### WHAT THE EXERCISE ASKS
Quote the listing below in full and exactly as written, but omit every picture.

### RECORDED DATA
※ ※ ※

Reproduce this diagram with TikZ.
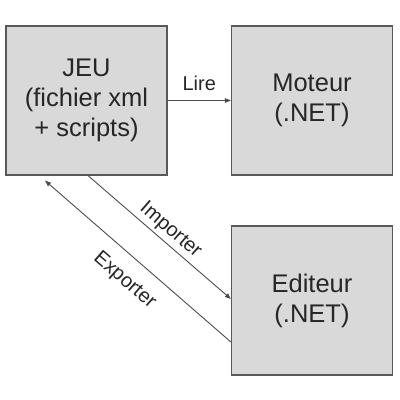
\documentclass[tikz,border=0pt]{standalone}
\usepackage{fontspec}
\setmainfont{Liberation Sans}
\usetikzlibrary{arrows.meta,calc}
\begin{document}
\begin{tikzpicture}[x=1pt,y=1pt,
  block/.style={draw=black!65, line width=1.2pt, fill=black!15,
    minimum width=161pt, minimum height=149pt, inner sep=0pt,
    align=center, font=\fontsize{25.5}{30}\selectfont, text=black!85},
  link/.style={draw=black!70, line width=0.9pt,
    -{Triangle[length=6pt,width=4.5pt]}},
  tag/.style={font=\fontsize{20}{23}\selectfont, text=black!85, inner sep=1pt}]
\useasboundingbox (0,0) rectangle (400,400);
\node[block] (jeu) at (86.5,299.5) {JEU\\(fichier xml\\+ scripts)};
\node[block] (moteur) at (312,299.5) {Moteur\\(.NET)};
\node[block] (editeur) at (312,99.5) {Editeur\\(.NET)};
\coordinate (impA) at ($(jeu.south)+(1.5,0)$);
\coordinate (impB) at ($(editeur.west)+(0,1.5)$);
\coordinate (expA) at ($(editeur.west)+(0,-41.5)$);
\coordinate (expB) at ($(jeu.south)+(-41.5,-5)$);
\draw[link] (jeu.east) -- node[tag, above=8pt] {Lire} (moteur.west);
\draw[link] (impA) -- node[tag, sloped, pos=0.52, above=2pt] {Importer} (impB);
\draw[link] (expA) -- node[tag, sloped, pos=0.49, below=13pt] {Exporter} (expB);
\end{tikzpicture}
\end{document}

※ ※ ※

### OUTPUT OF THE EXERCISE
Reproduce this diagram with TikZ.
\documentclass[tikz,border=0pt]{standalone}
\usepackage{fontspec}
\setmainfont{Liberation Sans}
\usetikzlibrary{arrows.meta,calc}
\begin{document}
\begin{tikzpicture}[x=1pt,y=1pt,
  block/.style={draw=black!65, line width=1.2pt, fill=black!15,
    minimum width=161pt, minimum height=149pt, inner sep=0pt,
    align=center, font=\fontsize{25.5}{30}\selectfont, text=black!85},
  link/.style={draw=black!70, line width=0.9pt,
    -{Triangle[length=6pt,width=4.5pt]}},
  tag/.style={font=\fontsize{20}{23}\selectfont, text=black!85, inner sep=1pt}]
\useasboundingbox (0,0) rectangle (400,400);
\node[block] (jeu) at (86.5,299.5) {JEU\\(fichier xml\\+ scripts)};
\node[block] (moteur) at (312,299.5) {Moteur\\(.NET)};
\node[block] (editeur) at (312,99.5) {Editeur\\(.NET)};
\coordinate (impA) at ($(jeu.south)+(1.5,0)$);
\coordinate (impB) at ($(editeur.west)+(0,1.5)$);
\coordinate (expA) at ($(editeur.west)+(0,-41.5)$);
\coordinate (expB) at ($(jeu.south)+(-41.5,-5)$);
\draw[link] (jeu.east) -- node[tag, above=8pt] {Lire} (moteur.west);
\draw[link] (impA) -- node[tag, sloped, pos=0.52, above=2pt] {Importer} (impB);
\draw[link] (expA) -- node[tag, sloped, pos=0.49, below=13pt] {Exporter} (expB);
\end{tikzpicture}
\end{document}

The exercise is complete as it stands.